The admission of prejudicial hearsay in violation of its exclusion by statute is prejudicial to the substantial rights of the accused and constitutes a substantial violation of a statutory right. It is thus reversible error. See, e. g., La.C.Cr.P. art. 921; State v. Murphy, 309 So.2d 134 (La.1975); State v. Hayden, 243 La. 793, 147 So.2d 392 (1962); State v. Kimble, 214 La. 58, 36 So.2d 637 (1948); State v. Garon, 158 La. 1014, 105 So. 47 (1925); State v. Larocca, 157 La. 50, 101 So. 868 (1924).
Decree
Accordingly, for the reasons assigned, we reverse the conviction and sentence, and we remand to the district court for a new trial in accordance with law.
REVERSED AND REMANDED FOR A NEW TRIAL.
SANDERS, C. J., dissents with written reasons.
SUMMERS, J., dissents and assigns written reasons.
.See testimony of Mrs. Smith at Tr. 19-20:
"Q Did she tell you anything he said?
"A She told me what I asked her what did the man—
[Defense counsel: "Objection; hearsay." The Court in overruling the objection: "She [the mother] is going to be here as a witness. . . . It is a matter of corroboration."]
"Q What did she tell you?
"A I asked her what did the man say, and she said that when he came in, he say T am Bagette's pa.'
"Q Would you repeat that?
"A T am Bagette's pa.'
"Q Who is Bagette?
"A My granddaughter.
"Q Is that your granddaughter's daughter?
"A Yes.
"Q And is that the daughter, who has been living with this man [i. e., the defendant] ?
"A That's right."
. While corroborative testimony may be admissible, La.R.S. 15:485, such corroborative testimony is usually not admissible until the witness has been sworn and his credibility has been attacked, La.R.S. 15:484. See, e. g., State v. Watson, 159 La. 779, 106 So. 302 (1925).
. See testimony of the victim, Mrs. Gray at Tr. 28:
"When I opened the door, he stepped up in the door. I said, 'Who is you? What are you doing here?' I said, 'What you want?' He said T am Bertrand.' I said 'Bertrand. I never seen Bertrand in m.y life.' Well, he said, T am Bertrand,' I said 'What you want?' "

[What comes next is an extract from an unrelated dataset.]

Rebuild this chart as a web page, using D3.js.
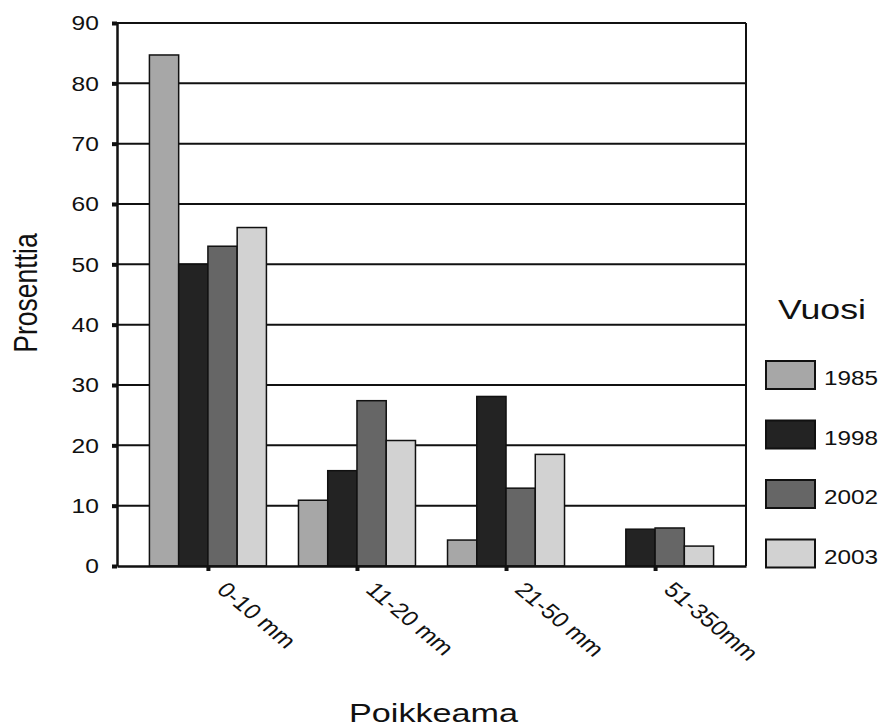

. La.R.S. 15:447: "Res gestae are events speaking for themselves under the immediate pressure of the occurrence, through the instructive, impulsive and spontaneous words and acts of the participants, and not the words of the participants when narrating the events. What forms any part of the res gestae is always admissible in evidence." (Italics ours.)
La.R.S. 15:448: "To constitute res gestae the circumstances and declarations must be necessary incidents of the criminal act, or immediate concomitants of it, or form in conjunction with it one continuous transaction."